• **TASK DIRECTIONS**: Restate each of the lines below word for word and drop every picture.
----
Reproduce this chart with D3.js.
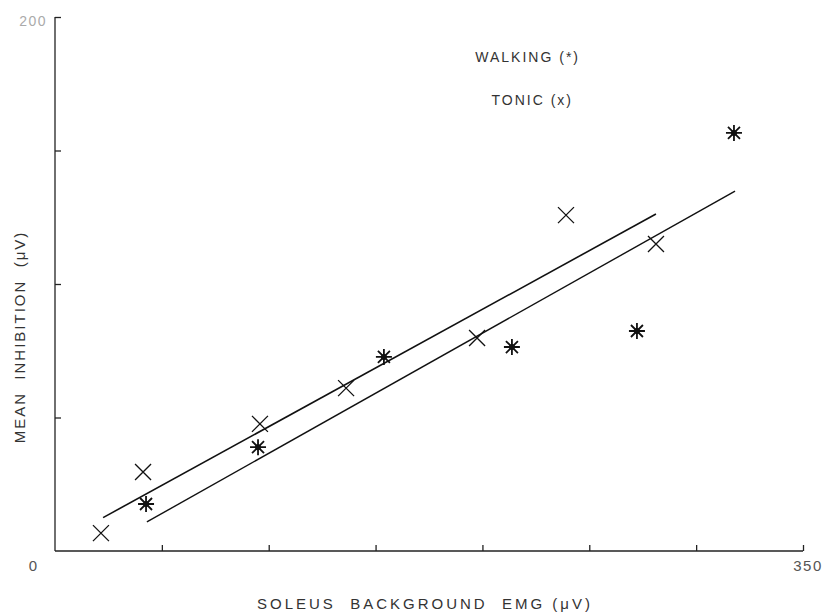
<!DOCTYPE html>
<html><head><meta charset="utf-8">
<script src="https://cdn.jsdelivr.net/npm/d3@7"></script>
<style>
body{margin:0;background:#fff;}
text{font-family:"Liberation Sans","DejaVu Sans",sans-serif;white-space:pre;}
</style></head>
<body><svg id="chart" width="822" height="614"></svg>
<script>
// Data
const walkingX = [42.6, 95.0, 153.9, 213.8, 272.3, 317.7];
const walkingY = [17.6, 38.9, 72.7, 76.4, 82.4, 156.6];
const tonicX = [21.5, 41.2, 95.9, 136.2, 197.5, 239.1, 281.2];
const tonicY = [6.7, 29.6, 47.6, 61.0, 79.8, 125.8, 115.0];
const tonicFitX = [22.5, 281.2];
const tonicFitY = [12.5, 126.2];
const walkingFitX = [43.0, 318.2];
const walkingFitY = [10.9, 134.8];
const xTicks = [50, 100, 150, 200, 250, 300, 350];
const yTicks = [50, 100, 150, 200];
const xDomain = [0, 350];
const yDomain = [0, 200];
const xTitle = "SOLEUS  BACKGROUND  EMG (\u03bcV)";
const yTitle = "MEAN  INHIBITION  (\u03bcV)";
const legendLabels = ["WALKING (*)", "TONIC (x)"];

const svg = d3.select("#chart");
const x = d3.scaleLinear().domain(xDomain).range([55, 803]);
const y = d3.scaleLinear().domain(yDomain).range([551, 17]);

// axes
const xAxis = d3.axisTop(x).tickValues(xTicks).tickSize(6).tickFormat("");
const gx = svg.append("g").attr("transform", `translate(0,${y(0)})`).call(xAxis);
gx.select(".domain").attr("d", `M${x(0)},0H${x(350)}`);
gx.selectAll("line,path").attr("stroke", "#222").attr("stroke-width", 1.3);

const yAxis = d3.axisRight(y).tickValues(yTicks).tickSize(6).tickFormat("");
const gy = svg.append("g").attr("transform", `translate(${x(0)},0)`).call(yAxis);
gy.select(".domain").attr("d", `M0,${y(0)}V${y(200)}`);
gy.selectAll("line,path").attr("stroke", "#222").attr("stroke-width", 1.3);

// end labels
svg.append("text").attr("x", 33).attr("y", 571).attr("text-anchor", "middle")
  .attr("font-size", 15).attr("fill", "#555").text("0");
svg.append("text").attr("x", 808).attr("y", 571).attr("text-anchor", "middle")
  .attr("font-size", 15).attr("fill", "#555").attr("letter-spacing", 1.5).text("350");
svg.append("text").attr("x", 47).attr("y", 26).attr("text-anchor", "end")
  .attr("font-size", 14).attr("fill", "#aaa").attr("letter-spacing", 1.5).text("200");

// titles
svg.append("text").attr("x", 425).attr("y", 609).attr("text-anchor", "middle")
  .attr("font-size", 15).attr("fill", "#333").attr("letter-spacing", 3).text(xTitle);
svg.append("text").attr("transform", "translate(25,337) rotate(-90)").attr("text-anchor", "middle")
  .attr("font-size", 15).attr("fill", "#333").attr("letter-spacing", 2).text(yTitle);

// legend
svg.append("text").attr("x", 580).attr("y", 62).attr("text-anchor", "end")
  .attr("font-size", 14).attr("fill", "#333").attr("letter-spacing", 2).text(legendLabels[0]);
svg.append("text").attr("x", 573).attr("y", 105).attr("text-anchor", "end")
  .attr("font-size", 14).attr("fill", "#333").attr("letter-spacing", 2).text(legendLabels[1]);

// fit lines
const line = d3.line().x(d => x(d[0])).y(d => y(d[1]));
svg.append("path").attr("d", line(d3.zip(tonicFitX, tonicFitY)))
  .attr("stroke", "#111").attr("stroke-width", 1.6).attr("fill", "none");
svg.append("path").attr("d", line(d3.zip(walkingFitX, walkingFitY)))
  .attr("stroke", "#111").attr("stroke-width", 1.4).attr("fill", "none");

// tonic X markers
const xs = 8;
const tg = svg.append("g").selectAll("g").data(d3.zip(tonicX, tonicY)).join("g")
  .attr("transform", d => `translate(${x(d[0])},${y(d[1])})`);
tg.append("path").attr("d", `M${-xs},${-xs}L${xs},${xs}M${-xs},${xs}L${xs},${-xs}`)
  .attr("stroke", "#111").attr("stroke-width", 1.3).attr("fill", "none");

// walking asterisks
const r = 8, rd = 6;
const wg = svg.append("g").selectAll("g").data(d3.zip(walkingX, walkingY)).join("g")
  .attr("transform", d => `translate(${x(d[0])},${y(d[1])})`);
wg.append("path")
  .attr("d", `M0,${-r}V${r}M${-r},0H${r}M${-rd},${-rd}L${rd},${rd}M${-rd},${rd}L${rd},${-rd}`)
  .attr("stroke", "#111").attr("stroke-width", 1.8).attr("fill", "none");
wg.append("circle").attr("r", 3).attr("fill", "#111");
</script></body></html>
----
• **ANSWER TO THE EXERCISE**:
Reproduce this chart with D3.js.
<!DOCTYPE html>
<html><head><meta charset="utf-8">
<script src="https://cdn.jsdelivr.net/npm/d3@7"></script>
<style>
body{margin:0;background:#fff;}
text{font-family:"Liberation Sans","DejaVu Sans",sans-serif;white-space:pre;}
</style></head>
<body><svg id="chart" width="822" height="614"></svg>
<script>
// Data
const walkingX = [42.6, 95.0, 153.9, 213.8, 272.3, 317.7];
const walkingY = [17.6, 38.9, 72.7, 76.4, 82.4, 156.6];
const tonicX = [21.5, 41.2, 95.9, 136.2, 197.5, 239.1, 281.2];
const tonicY = [6.7, 29.6, 47.6, 61.0, 79.8, 125.8, 115.0];
const tonicFitX = [22.5, 281.2];
const tonicFitY = [12.5, 126.2];
const walkingFitX = [43.0, 318.2];
const walkingFitY = [10.9, 134.8];
const xTicks = [50, 100, 150, 200, 250, 300, 350];
const yTicks = [50, 100, 150, 200];
const xDomain = [0, 350];
const yDomain = [0, 200];
const xTitle = "SOLEUS  BACKGROUND  EMG (\u03bcV)";
const yTitle = "MEAN  INHIBITION  (\u03bcV)";
const legendLabels = ["WALKING (*)", "TONIC (x)"];

const svg = d3.select("#chart");
const x = d3.scaleLinear().domain(xDomain).range([55, 803]);
const y = d3.scaleLinear().domain(yDomain).range([551, 17]);

// axes
const xAxis = d3.axisTop(x).tickValues(xTicks).tickSize(6).tickFormat("");
const gx = svg.append("g").attr("transform", `translate(0,${y(0)})`).call(xAxis);
gx.select(".domain").attr("d", `M${x(0)},0H${x(350)}`);
gx.selectAll("line,path").attr("stroke", "#222").attr("stroke-width", 1.3);

const yAxis = d3.axisRight(y).tickValues(yTicks).tickSize(6).tickFormat("");
const gy = svg.append("g").attr("transform", `translate(${x(0)},0)`).call(yAxis);
gy.select(".domain").attr("d", `M0,${y(0)}V${y(200)}`);
gy.selectAll("line,path").attr("stroke", "#222").attr("stroke-width", 1.3);

// end labels
svg.append("text").attr("x", 33).attr("y", 571).attr("text-anchor", "middle")
  .attr("font-size", 15).attr("fill", "#555").text("0");
svg.append("text").attr("x", 808).attr("y", 571).attr("text-anchor", "middle")
  .attr("font-size", 15).attr("fill", "#555").attr("letter-spacing", 1.5).text("350");
svg.append("text").attr("x", 47).attr("y", 26).attr("text-anchor", "end")
  .attr("font-size", 14).attr("fill", "#aaa").attr("letter-spacing", 1.5).text("200");

// titles
svg.append("text").attr("x", 425).attr("y", 609).attr("text-anchor", "middle")
  .attr("font-size", 15).attr("fill", "#333").attr("letter-spacing", 3).text(xTitle);
svg.append("text").attr("transform", "translate(25,337) rotate(-90)").attr("text-anchor", "middle")
  .attr("font-size", 15).attr("fill", "#333").attr("letter-spacing", 2).text(yTitle);

// legend
svg.append("text").attr("x", 580).attr("y", 62).attr("text-anchor", "end")
  .attr("font-size", 14).attr("fill", "#333").attr("letter-spacing", 2).text(legendLabels[0]);
svg.append("text").attr("x", 573).attr("y", 105).attr("text-anchor", "end")
  .attr("font-size", 14).attr("fill", "#333").attr("letter-spacing", 2).text(legendLabels[1]);

// fit lines
const line = d3.line().x(d => x(d[0])).y(d => y(d[1]));
svg.append("path").attr("d", line(d3.zip(tonicFitX, tonicFitY)))
  .attr("stroke", "#111").attr("stroke-width", 1.6).attr("fill", "none");
svg.append("path").attr("d", line(d3.zip(walkingFitX, walkingFitY)))
  .attr("stroke", "#111").attr("stroke-width", 1.4).attr("fill", "none");

// tonic X markers
const xs = 8;
const tg = svg.append("g").selectAll("g").data(d3.zip(tonicX, tonicY)).join("g")
  .attr("transform", d => `translate(${x(d[0])},${y(d[1])})`);
tg.append("path").attr("d", `M${-xs},${-xs}L${xs},${xs}M${-xs},${xs}L${xs},${-xs}`)
  .attr("stroke", "#111").attr("stroke-width", 1.3).attr("fill", "none");

// walking asterisks
const r = 8, rd = 6;
const wg = svg.append("g").selectAll("g").data(d3.zip(walkingX, walkingY)).join("g")
  .attr("transform", d => `translate(${x(d[0])},${y(d[1])})`);
wg.append("path")
  .attr("d", `M0,${-r}V${r}M${-r},0H${r}M${-rd},${-rd}L${rd},${rd}M${-rd},${rd}L${rd},${-rd}`)
  .attr("stroke", "#111").attr("stroke-width", 1.8).attr("fill", "none");
wg.append("circle").attr("r", 3).attr("fill", "#111");
</script></body></html>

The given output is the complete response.